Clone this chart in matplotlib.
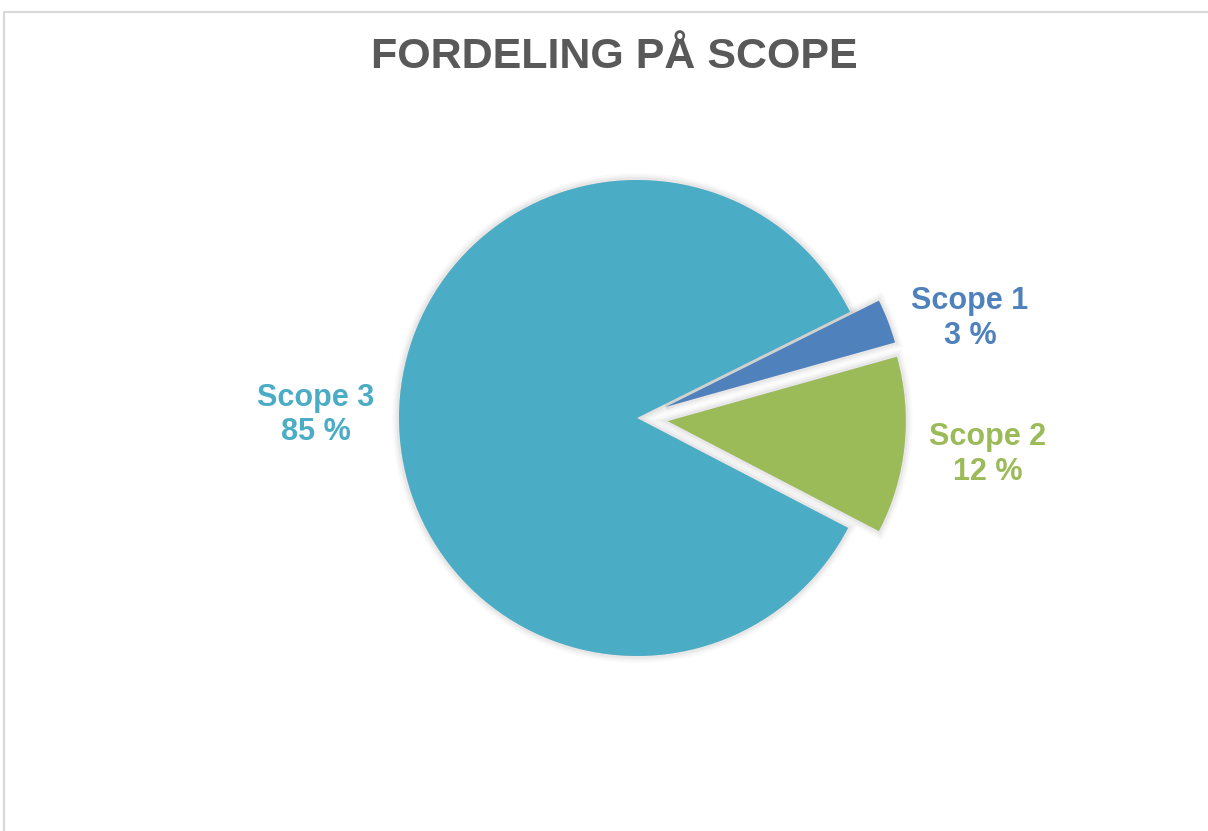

============================================================

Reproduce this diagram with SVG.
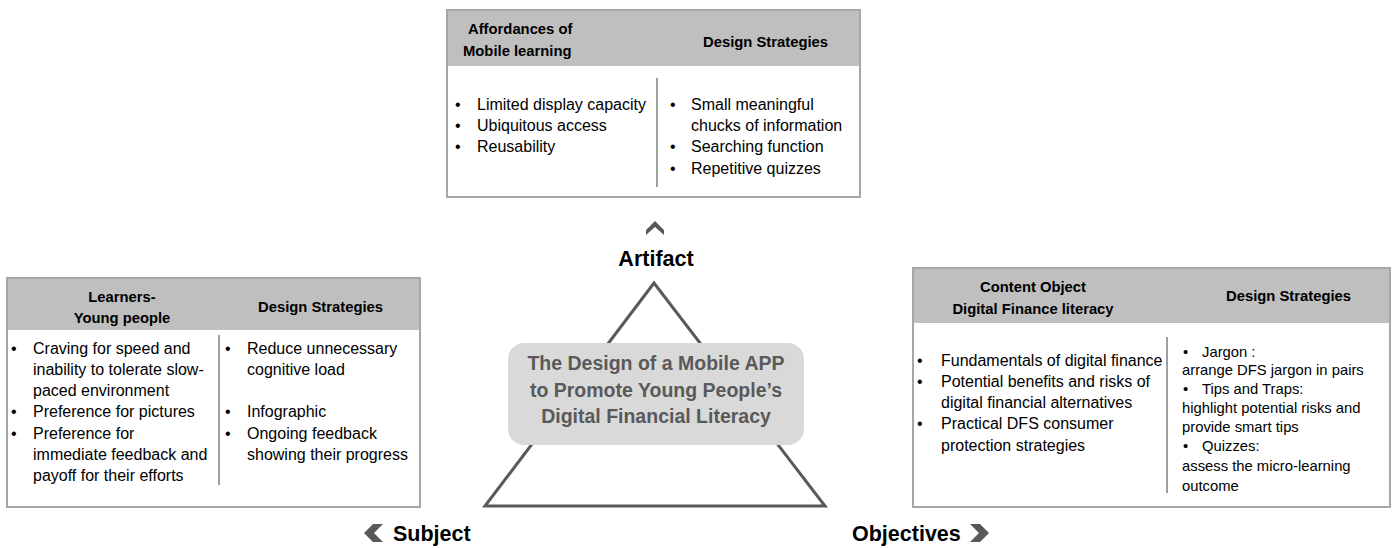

============================================================

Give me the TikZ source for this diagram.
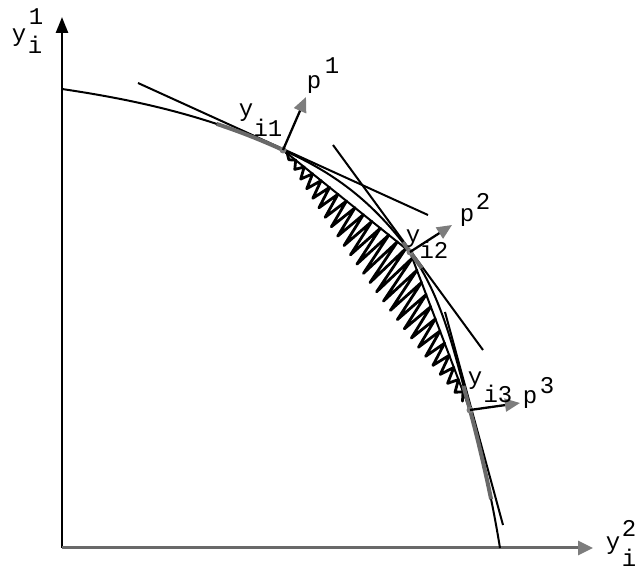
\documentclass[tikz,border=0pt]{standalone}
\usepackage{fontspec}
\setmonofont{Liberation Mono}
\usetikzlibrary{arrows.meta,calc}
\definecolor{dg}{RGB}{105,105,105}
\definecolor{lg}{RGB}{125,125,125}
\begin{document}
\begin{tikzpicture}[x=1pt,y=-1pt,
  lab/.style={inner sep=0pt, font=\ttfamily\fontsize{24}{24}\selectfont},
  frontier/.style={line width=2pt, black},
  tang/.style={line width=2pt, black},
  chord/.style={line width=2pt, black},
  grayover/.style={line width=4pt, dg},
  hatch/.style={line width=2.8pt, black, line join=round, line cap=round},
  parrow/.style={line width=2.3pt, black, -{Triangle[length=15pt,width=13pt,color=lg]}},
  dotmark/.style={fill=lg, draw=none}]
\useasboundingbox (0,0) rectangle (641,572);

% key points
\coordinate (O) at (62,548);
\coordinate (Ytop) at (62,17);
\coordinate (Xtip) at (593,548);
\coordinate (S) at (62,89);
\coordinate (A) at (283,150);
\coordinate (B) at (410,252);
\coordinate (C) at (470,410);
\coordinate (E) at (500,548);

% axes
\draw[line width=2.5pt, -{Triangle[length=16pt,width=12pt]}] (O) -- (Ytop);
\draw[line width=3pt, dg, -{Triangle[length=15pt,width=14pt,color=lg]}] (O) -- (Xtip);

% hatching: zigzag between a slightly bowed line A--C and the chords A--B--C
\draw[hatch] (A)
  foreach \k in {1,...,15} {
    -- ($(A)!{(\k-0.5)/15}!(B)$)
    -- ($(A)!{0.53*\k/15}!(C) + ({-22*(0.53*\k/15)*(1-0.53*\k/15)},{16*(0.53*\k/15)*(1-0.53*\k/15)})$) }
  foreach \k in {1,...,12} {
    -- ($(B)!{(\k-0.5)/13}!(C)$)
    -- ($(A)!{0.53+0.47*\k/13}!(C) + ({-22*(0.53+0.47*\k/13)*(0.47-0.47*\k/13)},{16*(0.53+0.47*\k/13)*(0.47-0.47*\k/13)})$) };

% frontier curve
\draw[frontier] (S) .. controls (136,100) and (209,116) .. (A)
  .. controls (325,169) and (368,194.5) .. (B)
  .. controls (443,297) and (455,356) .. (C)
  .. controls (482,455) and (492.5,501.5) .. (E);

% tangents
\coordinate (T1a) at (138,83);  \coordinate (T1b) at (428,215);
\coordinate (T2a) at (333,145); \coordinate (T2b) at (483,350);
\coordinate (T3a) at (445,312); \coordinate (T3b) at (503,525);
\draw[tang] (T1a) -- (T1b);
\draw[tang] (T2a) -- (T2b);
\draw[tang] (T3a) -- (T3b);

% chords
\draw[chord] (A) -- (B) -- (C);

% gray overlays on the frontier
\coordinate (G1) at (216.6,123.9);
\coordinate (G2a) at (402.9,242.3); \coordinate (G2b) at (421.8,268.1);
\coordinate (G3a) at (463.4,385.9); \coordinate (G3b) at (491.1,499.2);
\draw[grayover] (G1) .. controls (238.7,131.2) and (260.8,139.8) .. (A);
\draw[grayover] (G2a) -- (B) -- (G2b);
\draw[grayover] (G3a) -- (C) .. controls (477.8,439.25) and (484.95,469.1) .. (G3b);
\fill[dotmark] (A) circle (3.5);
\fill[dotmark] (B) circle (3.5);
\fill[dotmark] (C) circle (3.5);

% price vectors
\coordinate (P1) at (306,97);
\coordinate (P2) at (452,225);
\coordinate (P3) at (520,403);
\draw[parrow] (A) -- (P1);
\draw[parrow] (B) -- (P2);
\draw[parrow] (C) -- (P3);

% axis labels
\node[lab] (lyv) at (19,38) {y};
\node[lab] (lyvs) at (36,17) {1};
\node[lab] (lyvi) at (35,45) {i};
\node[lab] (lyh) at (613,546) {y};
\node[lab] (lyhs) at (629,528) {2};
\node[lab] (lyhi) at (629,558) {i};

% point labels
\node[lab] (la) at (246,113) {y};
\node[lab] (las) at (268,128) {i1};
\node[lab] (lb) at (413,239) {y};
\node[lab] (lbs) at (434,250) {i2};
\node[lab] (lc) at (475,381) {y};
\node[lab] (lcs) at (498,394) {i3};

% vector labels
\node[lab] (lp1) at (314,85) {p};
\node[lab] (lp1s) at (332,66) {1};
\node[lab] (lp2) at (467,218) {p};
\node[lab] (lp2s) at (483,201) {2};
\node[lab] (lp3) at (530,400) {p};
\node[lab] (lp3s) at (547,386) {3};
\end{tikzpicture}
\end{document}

============================================================

From the records above, quote word for word only the lines beginning at the line that has "Give me the TikZ source for this diagram." and stopping after the line that has "(492.5,501.5) .. (E);". Omit the pictures.

Give me the TikZ source for this diagram.
\documentclass[tikz,border=0pt]{standalone}
\usepackage{fontspec}
\setmonofont{Liberation Mono}
\usetikzlibrary{arrows.meta,calc}
\definecolor{dg}{RGB}{105,105,105}
\definecolor{lg}{RGB}{125,125,125}
\begin{document}
\begin{tikzpicture}[x=1pt,y=-1pt,
  lab/.style={inner sep=0pt, font=\ttfamily\fontsize{24}{24}\selectfont},
  frontier/.style={line width=2pt, black},
  tang/.style={line width=2pt, black},
  chord/.style={line width=2pt, black},
  grayover/.style={line width=4pt, dg},
  hatch/.style={line width=2.8pt, black, line join=round, line cap=round},
  parrow/.style={line width=2.3pt, black, -{Triangle[length=15pt,width=13pt,color=lg]}},
  dotmark/.style={fill=lg, draw=none}]
\useasboundingbox (0,0) rectangle (641,572);

% key points
\coordinate (O) at (62,548);
\coordinate (Ytop) at (62,17);
\coordinate (Xtip) at (593,548);
\coordinate (S) at (62,89);
\coordinate (A) at (283,150);
\coordinate (B) at (410,252);
\coordinate (C) at (470,410);
\coordinate (E) at (500,548);

% axes
\draw[line width=2.5pt, -{Triangle[length=16pt,width=12pt]}] (O) -- (Ytop);
\draw[line width=3pt, dg, -{Triangle[length=15pt,width=14pt,color=lg]}] (O) -- (Xtip);

% hatching: zigzag between a slightly bowed line A--C and the chords A--B--C
\draw[hatch] (A)
  foreach \k in {1,...,15} {
    -- ($(A)!{(\k-0.5)/15}!(B)$)
    -- ($(A)!{0.53*\k/15}!(C) + ({-22*(0.53*\k/15)*(1-0.53*\k/15)},{16*(0.53*\k/15)*(1-0.53*\k/15)})$) }
  foreach \k in {1,...,12} {
    -- ($(B)!{(\k-0.5)/13}!(C)$)
    -- ($(A)!{0.53+0.47*\k/13}!(C) + ({-22*(0.53+0.47*\k/13)*(0.47-0.47*\k/13)},{16*(0.53+0.47*\k/13)*(0.47-0.47*\k/13)})$) };

% frontier curve
\draw[frontier] (S) .. controls (136,100) and (209,116) .. (A)
  .. controls (325,169) and (368,194.5) .. (B)
  .. controls (443,297) and (455,356) .. (C)
  .. controls (482,455) and (492.5,501.5) .. (E);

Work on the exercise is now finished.